The most basic stir-fry you can make and one you can build on indefinitely. Master this and you master the world, at least the world of stir-frying tofu, which is not insignificant.  Recipe from How to Cook Everything Vegetarian.

1 1/2 to 2 pounds firm to extra-firm tofu, blotted dry

3 tablespoons peanut oil or neutral oil, like grapeseed or corn

1 tablespoon garlic, chopped

1 tablespoon chopped peeled fresh ginger (optional)

2 dried chiles (optional)

1 or 2 bunches scallions, trimmed and cut into 2-inch lengths, white and green parts separated (about 2 cups total)

1/3 cup vegetable stock or water

2 tablespoons soy sauce, or to taste

1 tablespoon toasted sesame seeds (optional)

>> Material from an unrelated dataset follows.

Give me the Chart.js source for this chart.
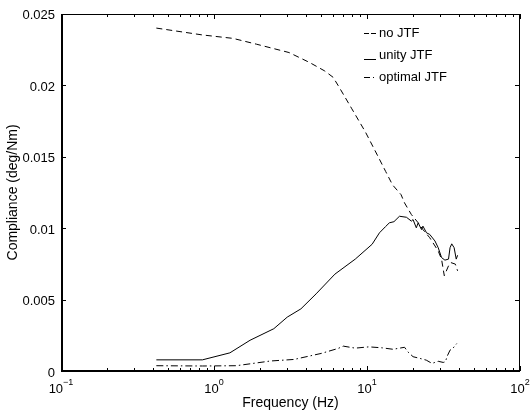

1. Cut the tofu into 1/2-inch or slightly larger cubes. Put the oil in a large skillet or wok, preferably nonstick, over high heat. When hot, add the garlic and the ginger and chiles if you’re using them and cook, stirring, for about 10 seconds. Add the tofu and the white parts of the scallions; cook, stirring occasionally, until the tofu begins to brown, a couple of minutes. Add the stock and cook, stirring, until about half of it evaporates; add the green parts of the scallions and stir for about 30 seconds.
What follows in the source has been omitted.